Dutch government is allocating a total of 125 million euros over the next four years to promote hydrogen as a fuel. This bold move, spearheaded by outgoing State Secretary Vivianne Heijnen of Infrastructure and Water Management, aims to accelerate the adoption of hydrogen-powered vehicles and infrastructure across the country.
One of the persistent challenges in the adoption of hydrogen as a viable fuel source has been the proverbial chicken-and-egg dilemma. Should you first have refueling stations to accommodate hydrogen vehicles, or should you wait for enough hydrogen vehicles on the road to make such stations profitable? The Dutch government has unequivocally chosen to break this deadlock by providing substantial funding for both.

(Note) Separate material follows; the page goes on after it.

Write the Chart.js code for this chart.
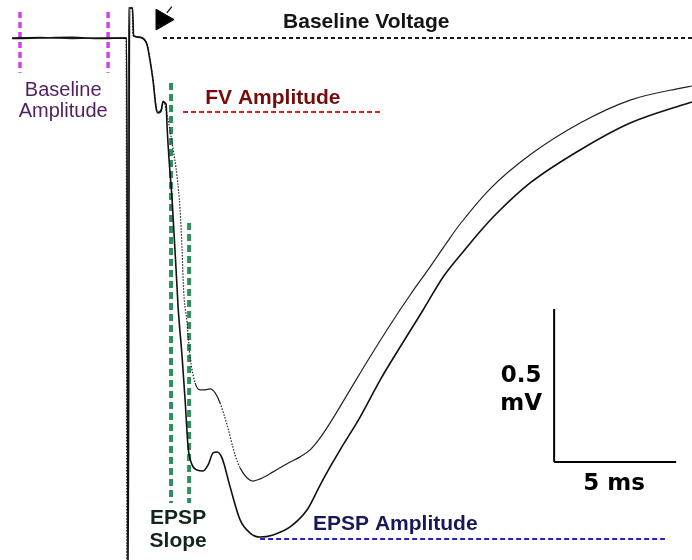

With this funding, approximately forty hydrogen refueling stations will be constructed, and several thousand hydrogen-powered vehicles will be put into operation. Starting in March next year, transport companies can apply for subsidies to kickstart this transition. Each application must include at least one station and a fleet of vehicles substantial enough to ensure profitability, typically ten to fifteen vehicles.
The Dutch government’s commitment to hydrogen as a clean and sustainable fuel is a significant step forward in the nation’s energy transition. Hydrogen is well-regarded for its potential to decarbonize various sectors, from transportation to industry. By investing in both infrastructure and vehicles, the Netherlands aims to not only reduce carbon emissions but also stimulate economic growth and job creation in the hydrogen sector.
This move follows a pattern of ambitious environmental policies in the Netherlands. It aligns with the country’s goal to achieve a 49% reduction in greenhouse gas emissions by 2030 compared to 1990 levels, demonstrating its dedication to addressing climate change head-on.
Interestingly, the Dutch hydrogen investment stands in stark contrast to the situation in Denmark, where the sole operator of hydrogen stations has ceased operations due to unsustainable losses. Denmark faced a similar chicken-and-egg dilemma, with too few hydrogen vehicles on the road to make the stations profitable.
In response to the Danish situation, Shell, one of the operators of hydrogen stations in the Netherlands, expressed cautious optimism about the future of hydrogen. While Full Cell Electric Vehicles (FCEVs) may not have gained the same momentum as Battery Electric Vehicles (BEVs) at present, Shell continues to invest in the hydrogen economy, supplying certified green hydrogen to existing filling points, including for Q-Buzz and FCEVs.
Shell remains committed to the promising potential of hydrogen, not only in road transport but also in industry and maritime applications. The Dutch government’s substantial funding reinforces this commitment and places the Netherlands firmly on the path to a hydrogen-powered future.